Sudan makamları, ilk tepkilerinde Çad hükümetinin bu grubu silahlandırıp Hartum’a saldırmaya yönlendirdiğini ileri sürerek, bu ülkenin isyancılara yardıma son vermesini isteyip Çad’la irtibatlarını kestiler. Çad hükümetinin bir taraftan Avrupa ile sıkı irtibatı devam ederken, diğer taraftan isyancılarla, özellikle de Adalet ve Eşitlik Örgütüyle sıkı ilişkileri var. Adalet ve Eşitlik Örgütü, bir zamanlar Darfur’daki faaliyetlerini askıya almış, dış desteklerin iştahlarını kabartmasıyla geçen yıl yeniden faaliyetlerine başlayıp faaliyet alanını genişletmişti. Birbirleriyle uzun sınırları olan Sudan ile Çad’ın ilişkileri uzun süreden beri iyi olmamakla birlikte şu anda patlama noktasına gelmiştir. Çad ise, Sudan hükümetini, Şubat ayında başkent N'Camena’ya saldıran silahlı isyancıları desteklemekle itham etmektedir.
Sudan’ın komşularıyla çekişmeleri el-Beşir hükümeti için yeni bir imtihan olarak yorumlanabilir. Cumhurbaşkanlığını ele geçirdiği 1989’dan sonra pek çok karışıklığı başarıyla atlatan el-Beşir, 2005 yılında komşusu Çad ile savaş ateşini tutuşturdu.
Sudan’ın önemli düğümü, etkili ve tarafsız bir aracının olaya müdahale etmemesidir. Sudan’ın bugünkü problemi, Afrika’nın diğer trajedik problemlerinden biri haline dönüşmüş olup bu sorunu halledecek hiçbir kaynağın bulunmamasıdır. Savaş Hartum’a dayandırılmışken Birleşmiş Milletler, Arap ülkelerinin yöneticileri ve Fransa; Birleşmiş Milletlerin ve Afrika Birliğinin karma askeri gücünün bu bölgeye yerleştirilmesini ve siyasi müzakerelerin başlamasını istemektedir.
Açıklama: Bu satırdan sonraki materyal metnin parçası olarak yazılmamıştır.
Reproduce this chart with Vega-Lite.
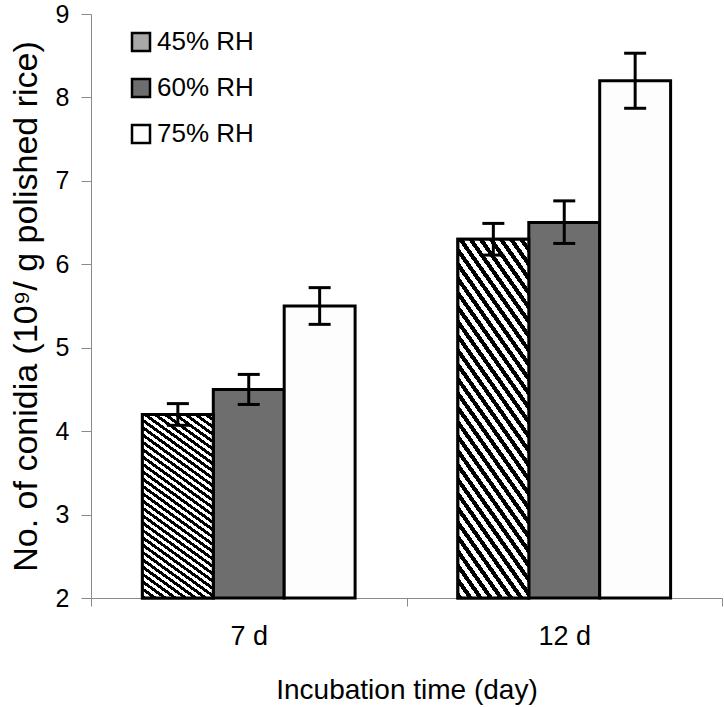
{
  "$schema": "https://vega.github.io/schema/vega-lite/v6.json",
  "width": 631,
  "height": 584,
  "autosize": {"type": "none"},
  "padding": {"left": 91, "top": 14, "right": 2, "bottom": 109},
  "background": "white",
  "config": {
    "font": "Liberation Sans",
    "view": {"stroke": null},
    "axis": {"grid": false, "domainColor": "#8a8a8a", "tickColor": "#8a8a8a", "labelColor": "black", "titleColor": "black", "labelFont": "Liberation Sans", "titleFont": "Liberation Sans", "titleFontWeight": "normal"}
  },
  "data": {
    "values": [
      {"day": "7 d", "rh": "45% RH", "value": 4.2, "lo": 4.07, "hi": 4.33},
      {"day": "7 d", "rh": "60% RH", "value": 4.5, "lo": 4.32, "hi": 4.68},
      {"day": "7 d", "rh": "75% RH", "value": 5.5, "lo": 5.28, "hi": 5.72},
      {"day": "12 d", "rh": "45% RH", "value": 6.3, "lo": 6.11, "hi": 6.49},
      {"day": "12 d", "rh": "60% RH", "value": 6.5, "lo": 6.25, "hi": 6.76},
      {"day": "12 d", "rh": "75% RH", "value": 8.2, "lo": 7.87, "hi": 8.53}
    ]
  },
  "encoding": {
    "x": {
      "field": "day", "type": "nominal", "sort": ["7 d", "12 d"],
      "scale": {"paddingInner": 0, "paddingOuter": 0},
      "axis": {"title": "Incubation time (day)", "labelAngle": 0, "tickBand": "extent", "tickSize": 8, "labelFontSize": 27, "titleFontSize": 28, "labelPadding": 17, "titlePadding": 27}
    },
    "xOffset": {"field": "rh", "type": "nominal", "scale": {"paddingInner": 0, "paddingOuter": 0.725}}
  },
  "layer": [
    {
      "mark": {"type": "bar", "stroke": "black", "strokeWidth": 3},
      "encoding": {
        "y": {
          "field": "value", "type": "quantitative",
          "scale": {"domain": [2, 9], "zero": false, "nice": false},
          "axis": {"title": "No. of conidia (10⁹/ g polished rice)", "values": [2, 3, 4, 5, 6, 7, 8, 9], "format": "d", "tickSize": 10, "labelFontSize": 25, "titleFontSize": 34, "labelPadding": 12, "titlePadding": 12}
        },
        "y2": {"datum": 2},
        "fill": {
          "field": "rh", "type": "nominal",
          "scale": {"domain": ["45% RH", "60% RH", "75% RH"], "range": ["#a8a8a8", "#6e6e6e", "#fdfdfd"]},
          "legend": {
            "title": null, "orient": "none", "legendX": 37, "legendY": 15, "padding": 0,
            "symbolType": "square", "symbolSize": 324, "symbolStrokeColor": "black", "symbolStrokeWidth": 2.5,
            "labelFontSize": 26, "labelFont": "Liberation Sans", "labelColor": "black", "labelOffset": 3, "rowPadding": 18,
            "encode": {"symbols": {"update": {
              "stroke": {"value": "black"},
              "strokeWidth": {"value": 2.5},
              "fill": {"signal": "datum.value === '45% RH' ? {gradient: 'linear', x1: 0, y1: 1, x2: 1, y2: 0, stops: [{offset: 0, color: 'white'}, {offset: 0.22, color: 'white'}, {offset: 0.22, color: 'black'}, {offset: 0.38, color: 'black'}, {offset: 0.38, color: 'white'}, {offset: 0.5, color: 'white'}, {offset: 0.5, color: 'black'}, {offset: 0.64, color: 'black'}, {offset: 0.64, color: 'white'}, {offset: 1, color: 'white'}]} : scale('fill', datum.value)"}
            }}}
          }
        }
      }
    },
    {
      "transform": [{"filter": "datum.rh === '45% RH'"}],
      "mark": {"type": "bar", "stroke": "black", "strokeWidth": 3, "fill": {"gradient": "linear", "x1": 0, "y1": 1, "x2": 0.332, "y2": -0.187, "stops": [
        {"offset": 0, "color": "black"}, {"offset": 0.015625, "color": "black"}, {"offset": 0.015625, "color": "white"}, {"offset": 0.03125, "color": "white"},
        {"offset": 0.03125, "color": "black"}, {"offset": 0.046875, "color": "black"}, {"offset": 0.046875, "color": "white"}, {"offset": 0.0625, "color": "white"},
        {"offset": 0.0625, "color": "black"}, {"offset": 0.078125, "color": "black"}, {"offset": 0.078125, "color": "white"}, {"offset": 0.09375, "color": "white"},
        {"offset": 0.09375, "color": "black"}, {"offset": 0.109375, "color": "black"}, {"offset": 0.109375, "color": "white"}, {"offset": 0.125, "color": "white"},
        {"offset": 0.125, "color": "black"}, {"offset": 0.140625, "color": "black"}, {"offset": 0.140625, "color": "white"}, {"offset": 0.15625, "color": "white"},
        {"offset": 0.15625, "color": "black"}, {"offset": 0.171875, "color": "black"}, {"offset": 0.171875, "color": "white"}, {"offset": 0.1875, "color": "white"},
        {"offset": 0.1875, "color": "black"}, {"offset": 0.203125, "color": "black"}, {"offset": 0.203125, "color": "white"}, {"offset": 0.21875, "color": "white"},
        {"offset": 0.21875, "color": "black"}, {"offset": 0.234375, "color": "black"}, {"offset": 0.234375, "color": "white"}, {"offset": 0.25, "color": "white"},
        {"offset": 0.25, "color": "black"}, {"offset": 0.265625, "color": "black"}, {"offset": 0.265625, "color": "white"}, {"offset": 0.28125, "color": "white"},
        {"offset": 0.28125, "color": "black"}, {"offset": 0.296875, "color": "black"}, {"offset": 0.296875, "color": "white"}, {"offset": 0.3125, "color": "white"},
        {"offset": 0.3125, "color": "black"}, {"offset": 0.328125, "color": "black"}, {"offset": 0.328125, "color": "white"}, {"offset": 0.34375, "color": "white"},
        {"offset": 0.34375, "color": "black"}, {"offset": 0.359375, "color": "black"}, {"offset": 0.359375, "color": "white"}, {"offset": 0.375, "color": "white"},
        {"offset": 0.375, "color": "black"}, {"offset": 0.390625, "color": "black"}, {"offset": 0.390625, "color": "white"}, {"offset": 0.40625, "color": "white"},
        {"offset": 0.40625, "color": "black"}, {"offset": 0.421875, "color": "black"}, {"offset": 0.421875, "color": "white"}, {"offset": 0.4375, "color": "white"},
        {"offset": 0.4375, "color": "black"}, {"offset": 0.453125, "color": "black"}, {"offset": 0.453125, "color": "white"}, {"offset": 0.46875, "color": "white"},
        {"offset": 0.46875, "color": "black"}, {"offset": 0.484375, "color": "black"}, {"offset": 0.484375, "color": "white"}, {"offset": 0.5, "color": "white"},
        {"offset": 0.5, "color": "black"}, {"offset": 0.515625, "color": "black"}, {"offset": 0.515625, "color": "white"}, {"offset": 0.53125, "color": "white"},
        {"offset": 0.53125, "color": "black"}, {"offset": 0.546875, "color": "black"}, {"offset": 0.546875, "color": "white"}, {"offset": 0.5625, "color": "white"},
        {"offset": 0.5625, "color": "black"}, {"offset": 0.578125, "color": "black"}, {"offset": 0.578125, "color": "white"}, {"offset": 0.59375, "color": "white"},
        {"offset": 0.59375, "color": "black"}, {"offset": 0.609375, "color": "black"}, {"offset": 0.609375, "color": "white"}, {"offset": 0.625, "color": "white"},
        {"offset": 0.625, "color": "black"}, {"offset": 0.640625, "color": "black"}, {"offset": 0.640625, "color": "white"}, {"offset": 0.65625, "color": "white"},
        {"offset": 0.65625, "color": "black"}, {"offset": 0.671875, "color": "black"}, {"offset": 0.671875, "color": "white"}, {"offset": 0.6875, "color": "white"},
        {"offset": 0.6875, "color": "black"}, {"offset": 0.703125, "color": "black"}, {"offset": 0.703125, "color": "white"}, {"offset": 0.71875, "color": "white"},
        {"offset": 0.71875, "color": "black"}, {"offset": 0.734375, "color": "black"}, {"offset": 0.734375, "color": "white"}, {"offset": 0.75, "color": "white"},
        {"offset": 0.75, "color": "black"}, {"offset": 0.765625, "color": "black"}, {"offset": 0.765625, "color": "white"}, {"offset": 0.78125, "color": "white"},
        {"offset": 0.78125, "color": "black"}, {"offset": 0.796875, "color": "black"}, {"offset": 0.796875, "color": "white"}, {"offset": 0.8125, "color": "white"},
        {"offset": 0.8125, "color": "black"}, {"offset": 0.828125, "color": "black"}, {"offset": 0.828125, "color": "white"}, {"offset": 0.84375, "color": "white"},
        {"offset": 0.84375, "color": "black"}, {"offset": 0.859375, "color": "black"}, {"offset": 0.859375, "color": "white"}, {"offset": 0.875, "color": "white"},
        {"offset": 0.875, "color": "black"}, {"offset": 0.890625, "color": "black"}, {"offset": 0.890625, "color": "white"}, {"offset": 0.90625, "color": "white"},
        {"offset": 0.90625, "color": "black"}, {"offset": 0.921875, "color": "black"}, {"offset": 0.921875, "color": "white"}, {"offset": 0.9375, "color": "white"},
        {"offset": 0.9375, "color": "black"}, {"offset": 0.953125, "color": "black"}, {"offset": 0.953125, "color": "white"}, {"offset": 0.96875, "color": "white"},
        {"offset": 0.96875, "color": "black"}, {"offset": 0.984375, "color": "black"}, {"offset": 0.984375, "color": "white"}, {"offset": 1, "color": "white"}
      ]}},
      "encoding": {"y": {"field": "value", "type": "quantitative"}, "y2": {"datum": 2}}
    },
    {
      "mark": {"type": "rule", "color": "black", "strokeWidth": 3},
      "encoding": {"y": {"field": "lo", "type": "quantitative"}, "y2": {"field": "hi"}}
    },
    {
      "mark": {"type": "tick", "color": "black", "thickness": 3, "size": 22, "opacity": 1},
      "encoding": {"y": {"field": "lo", "type": "quantitative"}}
    },
    {
      "mark": {"type": "tick", "color": "black", "thickness": 3, "size": 22, "opacity": 1},
      "encoding": {"y": {"field": "hi", "type": "quantitative"}}
    }
  ]
}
Bu problemli bölgeye yerleştirilmesi istenen Birleşmiş milletler ve Avrupa Birliği barış gücüne bağlı askerlerden sadece dokuz bini Darfur’a yerleştirilmiş durumda. Bu gücün 26 bine ulaştırılması kararlaştırılmış. Asıl problem; bu güçlerin, sahne arkasındaki oyuncuların aldığı karara göre hareket etmeleridir. Savaşın sona ermesi bu oyuncuların menfaatleriyle uyuşmamakta, Hartum’da istedikleri rejimi iktidara getirinceye ve Kuzey Afrika’daki savunma düzenini değiştirinceye kadar bu krizi sürdürmeye kararlı oldukları görülmektedir.